The final product of the analysis is shown in Figure 3. Zones classified as having “very low” susceptibility are distributed in clusters on the coastal lowland and footslope areas and on the top of high mountains characterized by relatively gentle gradients. All these sites are generally stable and not prone to landslides. Zones of “low” susceptibility are relatively dispersed; the combination of factors is not very likely to adversely affect slope stability, and chances that landslides will occur are small. In zones with “moderate” susceptibility the combination of factors may adversely influence slope stability. When disturbed, the slopes are prone to landslides, and the costs of investigation and preventive measures are likely to be high. The “high”-susceptibility class exhibits a spatial distribution strongly characterized by clustered patterns. This category has a high potential for landslide occurrence and is characterized by relatively high elevations and steep terrain. About 85% of the locations of the identified landslides actually fall within this class, and existing ground conditions are very likely to create further serious landslide problems.
The landslide susceptibility map obtained from this study (Figure 3) provides information that can be used to identify different levels of risk owing to landslides. This in turn can facilitate the implementation of appropriate loss-reduction strategies (prevention, mitigation, avoidance, or all of them) for both existing and future development. The most practical and cost-effective loss reduction method is to avoid areas with relatively high landslide susceptibility. The map can also be used to identify areas where detailed geologic–geotechnical investigations are desirable before development.

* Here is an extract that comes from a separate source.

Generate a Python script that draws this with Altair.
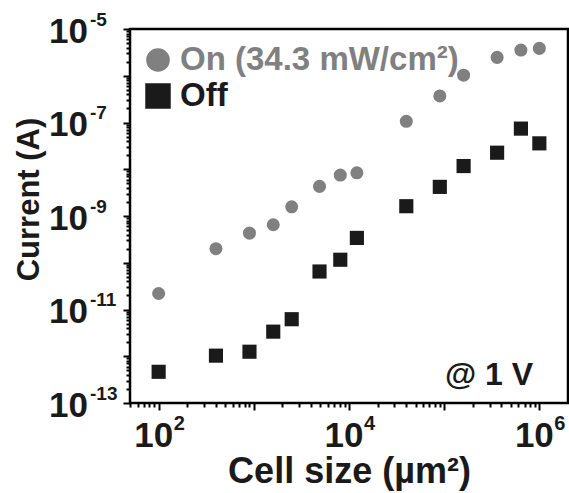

However, it should be understood that the landslide susceptibility map is intended primarily for the assessment of landslide susceptibility for planning purposes on a regional scale and that it cannot be used to determine the stability of specific sites. Natural as well as human-induced changes can affect landslide susceptibility in any area, and the absence of past or present landslides does not necessarily mean that landslides will not occur in the future.
Conclusions
With Lantau Island of Hong Kong as a study area, the pertinent landslide characteristics were described, and the relations of landslide frequency with the terrain parameters that contribute to landslide occurrence were presented. GIS tools made possible the production of innovative landslide susceptibility maps. In particular, they facilitated the application of the logistic multiple regression technique. Logistic multiple regression applied to training samples collected from existing data layers considered to be relevant to landslide occurrence made it possible to predict landslide susceptibility at a rate of about 85% concordance. The predicted susceptibilities generated from the model within the GIS environment were in turn used to produce a map of relative landslide susceptibility that can be used to facilitate the implementation of appropriate loss reduction strategies for both existing and future development.